Tonight my wonderful husband is deciding the fate... er, future of our family. I mentioned our future in a previous blog but tonight I am both extremely apprehensive and excited. We are focused on two options:
1. He has an open offer to re-join his brother's firm in Camrose with a good wage increase, great hours and vacation time and a great job. Going 'back home' is a great opportunity to be near family too, with perks like another new house which we will build this time and so much more.
2. He starts working with our builder as a supervisor and we say in Spruce Grove. We have always wanted our own business and this is the perfect opportunity to learn the building trade with our future being as residential builders. Also a wage increase, the hours we are not sure yet, nor do we know about vacation time, but also a great job. Staying here is also a great option because the kids have great friends here and there are great opportunities for them. Right now they are enrolled in our homeschool groups Sports program, our church's confirmation classes, AWANA and they have a great paper route that the love the income from.
Honestly? I am feeling apprehensive because I am right now really not wanting to move to Camrose.
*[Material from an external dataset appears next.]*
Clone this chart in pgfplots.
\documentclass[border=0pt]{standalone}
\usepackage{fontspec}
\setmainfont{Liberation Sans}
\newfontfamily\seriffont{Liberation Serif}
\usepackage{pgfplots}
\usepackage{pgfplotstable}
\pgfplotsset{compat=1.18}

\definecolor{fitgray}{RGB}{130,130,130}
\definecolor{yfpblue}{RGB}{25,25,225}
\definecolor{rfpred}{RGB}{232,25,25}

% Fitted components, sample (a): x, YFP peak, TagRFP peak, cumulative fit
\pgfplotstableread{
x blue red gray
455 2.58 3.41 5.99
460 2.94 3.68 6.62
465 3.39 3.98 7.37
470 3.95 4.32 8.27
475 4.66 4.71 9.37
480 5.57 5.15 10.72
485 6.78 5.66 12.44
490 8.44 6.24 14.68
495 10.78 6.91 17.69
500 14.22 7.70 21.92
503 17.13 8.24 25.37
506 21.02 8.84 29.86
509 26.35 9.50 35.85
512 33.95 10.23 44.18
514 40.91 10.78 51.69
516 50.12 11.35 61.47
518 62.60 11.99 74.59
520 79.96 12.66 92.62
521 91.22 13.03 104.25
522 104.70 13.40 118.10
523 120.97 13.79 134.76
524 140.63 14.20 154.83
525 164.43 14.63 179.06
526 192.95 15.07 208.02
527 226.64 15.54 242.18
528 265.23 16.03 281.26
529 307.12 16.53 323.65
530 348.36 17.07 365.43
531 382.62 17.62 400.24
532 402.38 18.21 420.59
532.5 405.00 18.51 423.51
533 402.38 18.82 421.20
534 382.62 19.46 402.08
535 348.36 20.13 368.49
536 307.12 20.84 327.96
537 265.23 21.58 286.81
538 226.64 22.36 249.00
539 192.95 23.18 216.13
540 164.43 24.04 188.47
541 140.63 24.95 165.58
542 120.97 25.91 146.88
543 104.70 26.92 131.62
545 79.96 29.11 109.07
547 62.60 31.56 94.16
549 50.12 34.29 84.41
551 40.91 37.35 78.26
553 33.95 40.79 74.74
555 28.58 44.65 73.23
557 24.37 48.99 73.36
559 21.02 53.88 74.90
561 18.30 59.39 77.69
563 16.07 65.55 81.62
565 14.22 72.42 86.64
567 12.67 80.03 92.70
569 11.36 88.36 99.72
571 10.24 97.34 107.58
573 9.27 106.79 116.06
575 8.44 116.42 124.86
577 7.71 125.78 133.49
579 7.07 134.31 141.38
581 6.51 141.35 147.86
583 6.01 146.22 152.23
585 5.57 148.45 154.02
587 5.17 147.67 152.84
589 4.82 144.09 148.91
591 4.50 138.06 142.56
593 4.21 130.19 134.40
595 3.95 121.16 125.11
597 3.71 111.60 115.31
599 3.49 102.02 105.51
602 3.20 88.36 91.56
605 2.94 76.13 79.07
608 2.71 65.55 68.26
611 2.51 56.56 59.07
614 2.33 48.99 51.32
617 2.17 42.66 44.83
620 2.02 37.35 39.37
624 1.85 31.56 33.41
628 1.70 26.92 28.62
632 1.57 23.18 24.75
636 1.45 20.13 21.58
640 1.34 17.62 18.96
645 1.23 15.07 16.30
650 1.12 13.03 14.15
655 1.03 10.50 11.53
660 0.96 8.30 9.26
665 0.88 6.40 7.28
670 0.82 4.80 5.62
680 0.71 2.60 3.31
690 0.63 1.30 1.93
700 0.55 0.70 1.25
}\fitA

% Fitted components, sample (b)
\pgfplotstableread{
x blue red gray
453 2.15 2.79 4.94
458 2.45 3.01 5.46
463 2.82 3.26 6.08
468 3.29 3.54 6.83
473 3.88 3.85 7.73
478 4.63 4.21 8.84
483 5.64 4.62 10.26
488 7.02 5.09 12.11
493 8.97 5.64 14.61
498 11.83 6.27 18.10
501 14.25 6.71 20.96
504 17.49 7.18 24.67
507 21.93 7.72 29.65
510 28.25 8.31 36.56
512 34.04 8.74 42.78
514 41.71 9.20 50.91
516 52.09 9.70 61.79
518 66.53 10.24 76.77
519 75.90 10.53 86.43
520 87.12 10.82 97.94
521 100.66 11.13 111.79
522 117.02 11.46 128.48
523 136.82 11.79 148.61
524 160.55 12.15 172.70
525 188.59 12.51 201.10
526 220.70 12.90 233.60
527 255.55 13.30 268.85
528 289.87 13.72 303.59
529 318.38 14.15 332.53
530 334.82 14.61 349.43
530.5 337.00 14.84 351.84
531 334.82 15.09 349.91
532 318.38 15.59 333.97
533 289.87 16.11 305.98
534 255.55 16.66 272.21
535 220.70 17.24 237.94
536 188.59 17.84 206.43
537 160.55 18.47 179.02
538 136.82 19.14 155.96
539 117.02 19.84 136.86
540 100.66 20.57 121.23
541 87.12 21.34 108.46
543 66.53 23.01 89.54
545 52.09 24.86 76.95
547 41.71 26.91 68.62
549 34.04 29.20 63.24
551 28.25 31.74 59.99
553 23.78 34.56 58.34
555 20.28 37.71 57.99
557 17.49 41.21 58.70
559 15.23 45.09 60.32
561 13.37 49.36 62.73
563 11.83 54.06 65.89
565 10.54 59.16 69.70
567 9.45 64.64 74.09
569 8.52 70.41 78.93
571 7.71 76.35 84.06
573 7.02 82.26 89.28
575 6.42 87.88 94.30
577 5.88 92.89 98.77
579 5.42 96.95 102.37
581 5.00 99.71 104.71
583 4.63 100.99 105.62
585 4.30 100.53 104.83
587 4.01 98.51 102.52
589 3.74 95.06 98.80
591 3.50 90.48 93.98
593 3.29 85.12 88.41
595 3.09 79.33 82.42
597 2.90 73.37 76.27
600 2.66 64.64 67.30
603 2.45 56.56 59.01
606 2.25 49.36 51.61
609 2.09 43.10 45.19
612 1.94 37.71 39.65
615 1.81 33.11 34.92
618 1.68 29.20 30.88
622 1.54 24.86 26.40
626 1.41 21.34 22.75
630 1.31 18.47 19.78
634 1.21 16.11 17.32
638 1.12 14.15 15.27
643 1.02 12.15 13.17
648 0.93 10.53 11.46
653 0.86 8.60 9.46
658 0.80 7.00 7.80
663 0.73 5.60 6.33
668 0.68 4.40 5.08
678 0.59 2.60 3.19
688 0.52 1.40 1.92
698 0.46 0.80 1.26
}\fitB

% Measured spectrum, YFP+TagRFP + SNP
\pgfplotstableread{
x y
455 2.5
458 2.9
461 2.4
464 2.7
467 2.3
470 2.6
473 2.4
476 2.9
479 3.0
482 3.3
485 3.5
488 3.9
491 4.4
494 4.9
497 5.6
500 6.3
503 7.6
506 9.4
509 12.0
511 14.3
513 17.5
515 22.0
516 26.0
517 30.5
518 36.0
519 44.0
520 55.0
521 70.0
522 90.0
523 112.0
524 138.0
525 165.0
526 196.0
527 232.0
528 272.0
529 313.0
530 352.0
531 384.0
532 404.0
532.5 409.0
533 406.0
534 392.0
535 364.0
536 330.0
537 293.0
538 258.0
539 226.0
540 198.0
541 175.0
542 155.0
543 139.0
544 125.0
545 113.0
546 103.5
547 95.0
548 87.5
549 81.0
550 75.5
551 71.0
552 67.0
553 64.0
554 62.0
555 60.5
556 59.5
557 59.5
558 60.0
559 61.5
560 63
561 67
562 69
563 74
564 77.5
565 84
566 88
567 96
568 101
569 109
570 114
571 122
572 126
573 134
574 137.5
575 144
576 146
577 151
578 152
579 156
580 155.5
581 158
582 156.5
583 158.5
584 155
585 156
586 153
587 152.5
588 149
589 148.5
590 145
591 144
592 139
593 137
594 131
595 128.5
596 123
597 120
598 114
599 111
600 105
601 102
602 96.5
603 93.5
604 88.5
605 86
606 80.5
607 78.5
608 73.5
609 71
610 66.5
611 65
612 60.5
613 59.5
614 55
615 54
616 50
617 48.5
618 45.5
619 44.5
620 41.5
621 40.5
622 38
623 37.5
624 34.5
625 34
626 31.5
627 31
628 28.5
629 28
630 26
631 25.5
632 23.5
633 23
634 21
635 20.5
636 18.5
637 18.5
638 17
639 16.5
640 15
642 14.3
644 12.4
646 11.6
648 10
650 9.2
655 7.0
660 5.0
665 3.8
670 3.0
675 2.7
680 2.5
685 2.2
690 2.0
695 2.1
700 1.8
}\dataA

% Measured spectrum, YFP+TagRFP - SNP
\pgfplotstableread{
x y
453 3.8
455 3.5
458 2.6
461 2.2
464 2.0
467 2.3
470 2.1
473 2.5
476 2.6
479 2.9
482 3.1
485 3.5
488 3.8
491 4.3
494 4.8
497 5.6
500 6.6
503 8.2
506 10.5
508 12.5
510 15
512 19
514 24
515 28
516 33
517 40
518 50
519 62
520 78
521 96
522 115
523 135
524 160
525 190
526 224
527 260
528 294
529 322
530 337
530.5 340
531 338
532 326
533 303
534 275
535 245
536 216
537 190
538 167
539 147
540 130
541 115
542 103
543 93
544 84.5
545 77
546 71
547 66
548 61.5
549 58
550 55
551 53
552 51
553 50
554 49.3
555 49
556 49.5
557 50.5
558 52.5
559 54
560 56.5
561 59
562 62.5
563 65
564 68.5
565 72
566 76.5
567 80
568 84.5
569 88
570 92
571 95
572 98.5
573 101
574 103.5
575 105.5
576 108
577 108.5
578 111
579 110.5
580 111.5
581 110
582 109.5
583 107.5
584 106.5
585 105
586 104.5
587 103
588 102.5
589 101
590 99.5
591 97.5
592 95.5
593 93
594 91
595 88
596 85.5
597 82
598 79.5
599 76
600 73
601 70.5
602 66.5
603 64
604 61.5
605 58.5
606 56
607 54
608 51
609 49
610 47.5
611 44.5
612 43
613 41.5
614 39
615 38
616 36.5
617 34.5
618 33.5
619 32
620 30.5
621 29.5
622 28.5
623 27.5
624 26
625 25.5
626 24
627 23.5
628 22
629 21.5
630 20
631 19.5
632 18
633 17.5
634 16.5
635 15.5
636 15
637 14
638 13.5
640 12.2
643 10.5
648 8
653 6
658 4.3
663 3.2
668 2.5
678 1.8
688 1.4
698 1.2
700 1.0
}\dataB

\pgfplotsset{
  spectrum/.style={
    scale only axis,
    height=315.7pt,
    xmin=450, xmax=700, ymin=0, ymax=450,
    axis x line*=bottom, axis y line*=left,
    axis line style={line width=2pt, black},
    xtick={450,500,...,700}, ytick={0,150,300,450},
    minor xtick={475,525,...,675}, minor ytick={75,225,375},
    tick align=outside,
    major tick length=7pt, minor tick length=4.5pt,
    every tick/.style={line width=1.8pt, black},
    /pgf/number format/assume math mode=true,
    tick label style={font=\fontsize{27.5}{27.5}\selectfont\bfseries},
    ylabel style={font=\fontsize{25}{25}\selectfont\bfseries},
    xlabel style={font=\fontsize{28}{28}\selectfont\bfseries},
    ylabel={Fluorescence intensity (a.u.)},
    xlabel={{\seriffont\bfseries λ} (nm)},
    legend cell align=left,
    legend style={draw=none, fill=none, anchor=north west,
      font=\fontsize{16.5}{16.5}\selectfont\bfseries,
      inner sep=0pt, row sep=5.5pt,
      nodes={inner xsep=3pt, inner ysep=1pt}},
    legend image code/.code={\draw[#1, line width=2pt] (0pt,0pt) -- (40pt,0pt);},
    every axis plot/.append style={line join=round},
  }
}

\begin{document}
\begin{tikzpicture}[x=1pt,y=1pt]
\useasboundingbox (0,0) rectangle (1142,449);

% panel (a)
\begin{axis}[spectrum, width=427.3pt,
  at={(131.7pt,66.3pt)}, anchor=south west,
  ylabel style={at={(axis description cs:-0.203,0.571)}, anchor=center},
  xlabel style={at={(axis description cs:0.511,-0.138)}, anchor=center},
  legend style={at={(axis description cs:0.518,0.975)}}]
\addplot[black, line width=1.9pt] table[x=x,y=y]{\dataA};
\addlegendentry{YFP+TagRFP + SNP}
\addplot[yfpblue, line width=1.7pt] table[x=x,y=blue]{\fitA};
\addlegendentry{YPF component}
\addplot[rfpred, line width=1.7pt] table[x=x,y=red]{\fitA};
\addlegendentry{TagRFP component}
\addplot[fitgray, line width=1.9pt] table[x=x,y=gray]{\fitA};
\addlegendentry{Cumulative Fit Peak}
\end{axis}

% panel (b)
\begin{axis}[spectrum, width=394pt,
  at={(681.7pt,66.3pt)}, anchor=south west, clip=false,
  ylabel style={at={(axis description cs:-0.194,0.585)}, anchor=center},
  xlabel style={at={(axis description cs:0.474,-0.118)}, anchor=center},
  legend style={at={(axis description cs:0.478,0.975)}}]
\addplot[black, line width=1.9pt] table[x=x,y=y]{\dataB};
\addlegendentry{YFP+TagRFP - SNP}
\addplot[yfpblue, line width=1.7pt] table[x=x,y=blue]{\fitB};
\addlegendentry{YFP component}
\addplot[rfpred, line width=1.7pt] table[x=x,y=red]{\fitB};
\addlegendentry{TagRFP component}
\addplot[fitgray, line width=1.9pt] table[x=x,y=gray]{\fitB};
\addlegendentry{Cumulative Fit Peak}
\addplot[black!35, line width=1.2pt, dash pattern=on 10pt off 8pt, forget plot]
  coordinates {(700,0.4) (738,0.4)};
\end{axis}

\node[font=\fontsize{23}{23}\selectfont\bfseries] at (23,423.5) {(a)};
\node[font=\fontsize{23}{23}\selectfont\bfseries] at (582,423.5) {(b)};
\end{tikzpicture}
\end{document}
Yes there are so many great parts of this, but I am really... really liking Spruce Grove. I have fallen completely in love with our new church and the opportunities I have had here, both professionally and personally. I have had thrice the friends and business opportunities in the first six months here than I had in 2 1/2 years in Lloydminster or 5 years in Camrose.... well the business opportunities for Camrose, I do indeed have tons of friends there. I had no idea how attached I could get to this beautiful community when I moved here!
I am so trying to be open minded but it is being very tough. Heck if it was my husband's choice he would already have quit his job and moved... but that is because he knows what he will be going back to in terms of job and right now it is SO much better than what he is dealing with at work right now.
I also am feeling resentful because the kids are just starting all of this wonderful stuff in the community this fall and again we will be moving mid-everything... joining any new groups in Camrose after the fact which always puts kids at a disadvantage. We sure learned that the hard way with the last two moves. My biggest frustration I think is leaving my infant Christian prenatal ministry at Immanuel. I am feeling very motherly towards it and am so fearful it will not flourish in my absense. Ah the joys of motherhood, in all its forms!